RECORDS FOR THIS EXERCISE start

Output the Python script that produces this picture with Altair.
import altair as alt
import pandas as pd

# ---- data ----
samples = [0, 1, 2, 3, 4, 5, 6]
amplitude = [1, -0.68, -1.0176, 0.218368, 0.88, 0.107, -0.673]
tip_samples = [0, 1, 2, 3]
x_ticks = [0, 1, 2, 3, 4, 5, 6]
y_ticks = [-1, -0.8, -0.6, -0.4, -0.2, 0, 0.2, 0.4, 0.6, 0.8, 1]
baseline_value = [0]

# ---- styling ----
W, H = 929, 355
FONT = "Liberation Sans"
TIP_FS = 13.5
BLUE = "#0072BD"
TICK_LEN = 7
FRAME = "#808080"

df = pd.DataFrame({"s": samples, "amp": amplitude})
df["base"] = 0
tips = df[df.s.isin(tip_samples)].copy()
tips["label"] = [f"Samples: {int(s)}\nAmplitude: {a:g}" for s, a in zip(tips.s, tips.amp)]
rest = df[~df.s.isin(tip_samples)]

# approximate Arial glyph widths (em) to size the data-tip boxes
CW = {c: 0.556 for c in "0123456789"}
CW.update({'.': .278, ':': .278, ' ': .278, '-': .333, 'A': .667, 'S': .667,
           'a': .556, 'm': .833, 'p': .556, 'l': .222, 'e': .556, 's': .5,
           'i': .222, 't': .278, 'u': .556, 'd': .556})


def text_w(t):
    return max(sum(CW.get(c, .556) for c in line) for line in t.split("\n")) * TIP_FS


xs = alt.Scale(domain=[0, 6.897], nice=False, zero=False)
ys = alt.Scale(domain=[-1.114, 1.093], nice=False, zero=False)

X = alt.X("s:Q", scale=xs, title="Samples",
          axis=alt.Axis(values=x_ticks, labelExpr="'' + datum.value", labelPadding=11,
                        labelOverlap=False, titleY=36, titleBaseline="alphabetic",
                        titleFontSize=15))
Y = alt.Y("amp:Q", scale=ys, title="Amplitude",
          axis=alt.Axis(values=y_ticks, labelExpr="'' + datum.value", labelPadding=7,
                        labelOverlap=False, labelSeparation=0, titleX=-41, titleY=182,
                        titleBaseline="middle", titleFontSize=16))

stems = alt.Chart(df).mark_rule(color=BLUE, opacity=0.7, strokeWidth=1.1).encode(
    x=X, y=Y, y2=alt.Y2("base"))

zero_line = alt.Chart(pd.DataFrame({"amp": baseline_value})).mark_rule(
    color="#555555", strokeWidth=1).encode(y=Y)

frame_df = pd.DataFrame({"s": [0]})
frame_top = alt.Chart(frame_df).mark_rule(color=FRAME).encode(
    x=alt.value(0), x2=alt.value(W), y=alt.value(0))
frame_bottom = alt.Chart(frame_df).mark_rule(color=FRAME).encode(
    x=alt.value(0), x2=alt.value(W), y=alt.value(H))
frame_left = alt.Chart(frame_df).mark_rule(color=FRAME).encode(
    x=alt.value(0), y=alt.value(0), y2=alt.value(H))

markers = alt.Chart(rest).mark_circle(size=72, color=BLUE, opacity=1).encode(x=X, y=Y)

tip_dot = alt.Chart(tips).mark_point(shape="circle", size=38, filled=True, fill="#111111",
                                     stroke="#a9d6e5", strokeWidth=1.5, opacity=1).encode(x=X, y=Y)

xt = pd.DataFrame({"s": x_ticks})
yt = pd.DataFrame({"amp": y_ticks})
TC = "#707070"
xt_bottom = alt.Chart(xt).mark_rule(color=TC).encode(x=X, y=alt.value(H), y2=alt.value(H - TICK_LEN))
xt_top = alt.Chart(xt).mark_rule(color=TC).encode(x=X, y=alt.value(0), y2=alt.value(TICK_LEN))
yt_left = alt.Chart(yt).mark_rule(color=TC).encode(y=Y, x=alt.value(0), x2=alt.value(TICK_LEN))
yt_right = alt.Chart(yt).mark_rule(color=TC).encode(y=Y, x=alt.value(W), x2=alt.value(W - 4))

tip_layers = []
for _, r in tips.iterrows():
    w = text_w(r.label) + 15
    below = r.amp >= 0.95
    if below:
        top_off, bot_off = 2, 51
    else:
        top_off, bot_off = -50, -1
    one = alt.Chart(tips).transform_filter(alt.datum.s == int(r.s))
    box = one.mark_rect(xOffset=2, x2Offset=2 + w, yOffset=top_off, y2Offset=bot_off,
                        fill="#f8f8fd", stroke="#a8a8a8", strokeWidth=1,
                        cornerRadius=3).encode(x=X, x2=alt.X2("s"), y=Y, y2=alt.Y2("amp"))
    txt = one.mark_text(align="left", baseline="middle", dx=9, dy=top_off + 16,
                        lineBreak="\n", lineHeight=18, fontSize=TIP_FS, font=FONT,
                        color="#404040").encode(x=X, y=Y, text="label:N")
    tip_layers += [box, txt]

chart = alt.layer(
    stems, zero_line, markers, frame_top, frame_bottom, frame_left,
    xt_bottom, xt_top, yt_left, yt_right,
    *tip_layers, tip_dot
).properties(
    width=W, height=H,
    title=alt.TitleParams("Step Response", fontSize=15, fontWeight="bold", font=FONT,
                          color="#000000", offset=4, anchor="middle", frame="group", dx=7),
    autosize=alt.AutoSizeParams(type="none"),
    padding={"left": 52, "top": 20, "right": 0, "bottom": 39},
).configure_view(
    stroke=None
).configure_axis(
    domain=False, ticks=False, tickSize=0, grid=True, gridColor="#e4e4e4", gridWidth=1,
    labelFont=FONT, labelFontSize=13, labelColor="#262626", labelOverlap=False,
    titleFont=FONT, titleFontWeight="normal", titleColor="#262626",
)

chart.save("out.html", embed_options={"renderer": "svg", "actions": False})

RECORDS FOR THIS EXERCISE end
RECORDS FOR THIS EXERCISE start

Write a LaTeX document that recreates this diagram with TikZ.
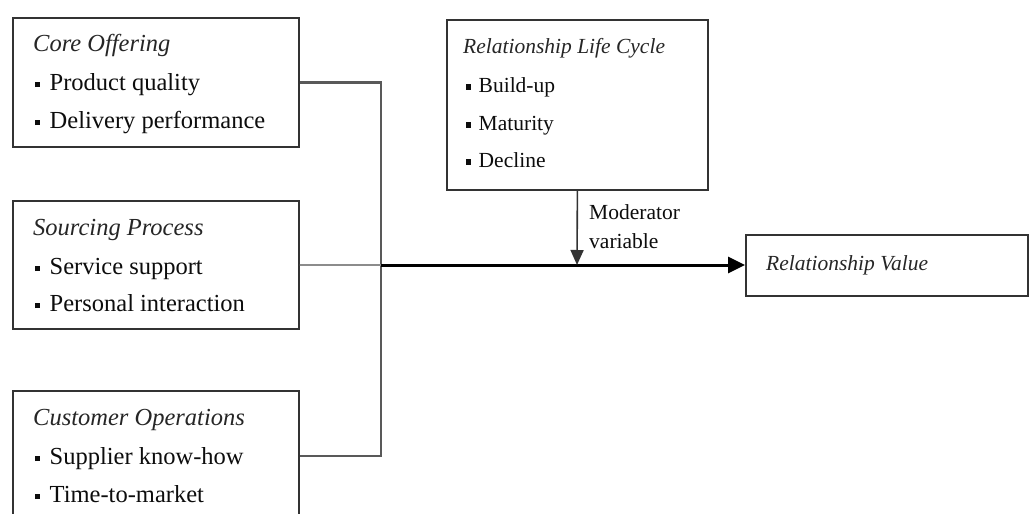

RECORDS FOR THIS EXERCISE end

* _PROBLEM DETAILS_
Scan the records for the string "with". Copy each line in which it appears.

* _WRITTEN ANSWER_
Output the Python script that produces this picture with Altair.
Write a LaTeX document that recreates this diagram with TikZ.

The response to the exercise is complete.